А жаль. Ведь Юстас обожает бывать на природе, и этот снеговик принес бы ему куда больше удовольствия, чем можно рассчитать логически. Потому что, несмотря на все его обязательства и дела, Юстас действительно любит природу. Всё в природе ему дорого: леса, безграничные, как космос; лучи солнца, проникающие через завесу из зеленых листьев; волшебное звучание слов саранча, береза, тюльпановое дерево… Но он не просто любит природу – он нуждается в ней. Как писал его дед, «когда ум устал и душа не на месте, пойдемте в леса; наберем в легкие воздух, омытый ливнями и очищенный солнцем; наполним сердца красотой, что есть в каждом дереве, цветке, кристалле и драгоценном камне».

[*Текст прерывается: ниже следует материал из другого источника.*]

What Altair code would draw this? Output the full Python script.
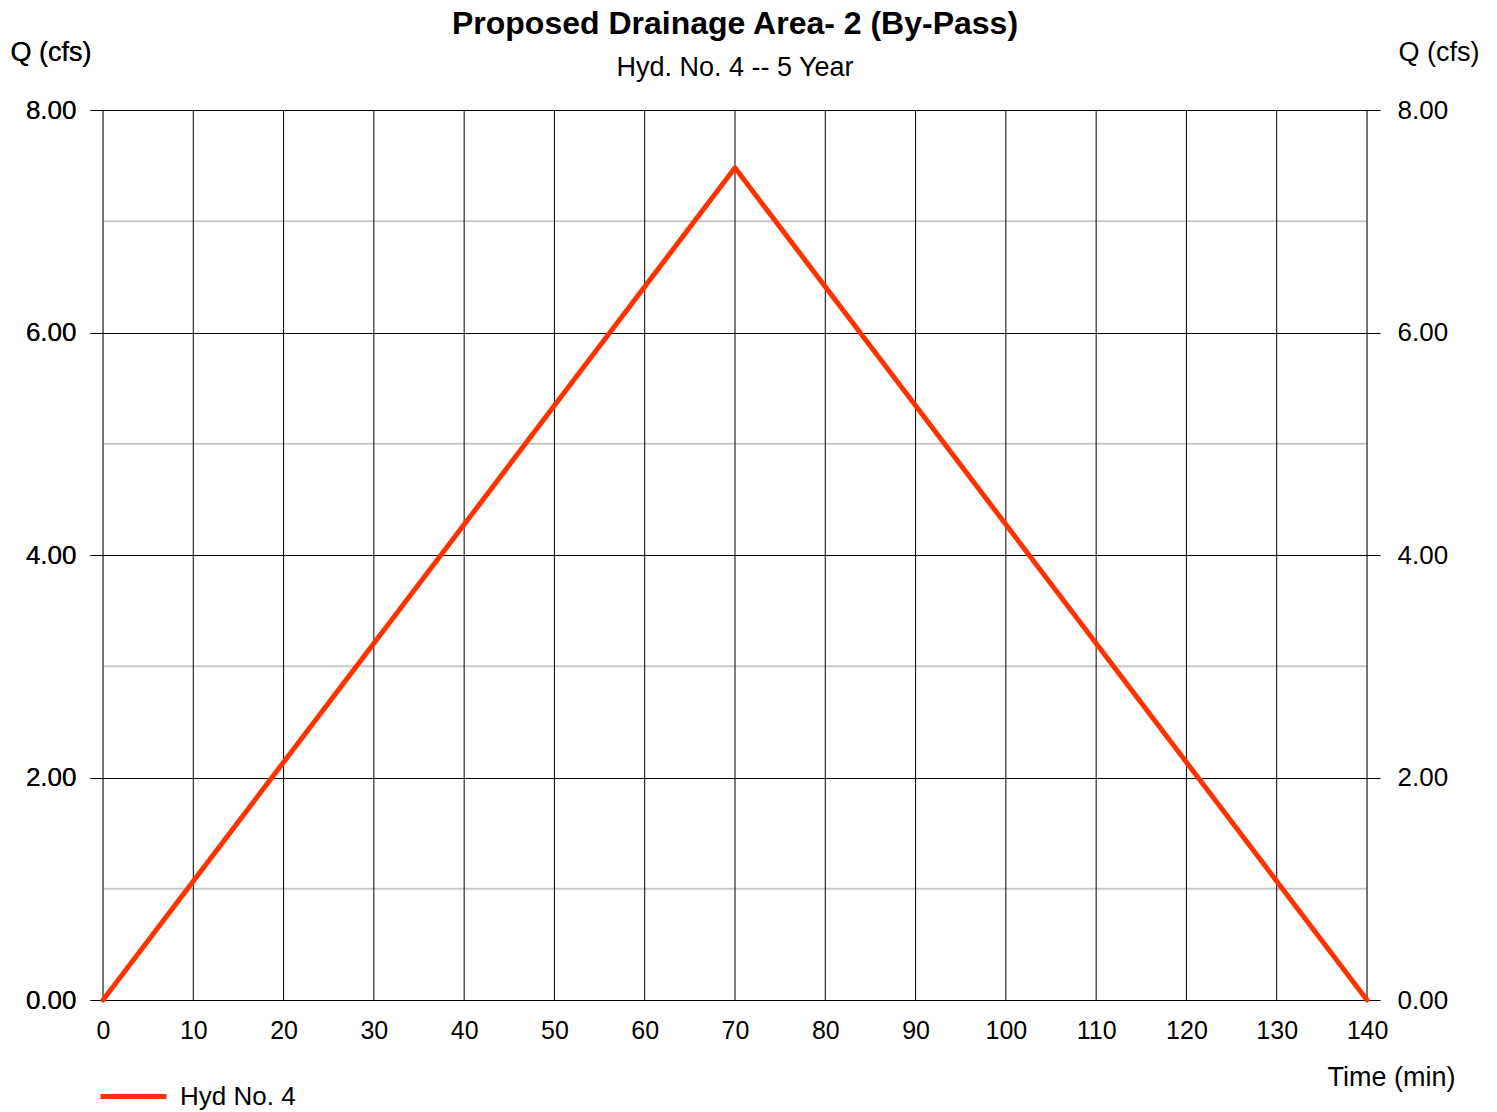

Тот человек, которым Юстас становится, оставаясь наедине с лесом, это лучший человек, которым он когда-либо сможет стать. Именно поэтому каждый раз, когда я приезжаю на Черепаший остров, я непременно стремлюсь вытащить Юстаса из офиса и взять на прогулку в лес. Хотя обычно у него нет времени, я его заставляю, потому что, едва мы углубимся в лес на десять шагов, Юстас обязательно скажет что-то вроде: «Это монарда[72]. Из ее полого стебля можно сделать соломинку и пить через нее воду из мелкого ручья с каменистым дном».
Или: «А вот лилия гордая, цветок, похожий на тигровую лилию, только более редкий. Его нечасто можно встретить. На все тысячу акров Черепашьего острова их всего штук пять».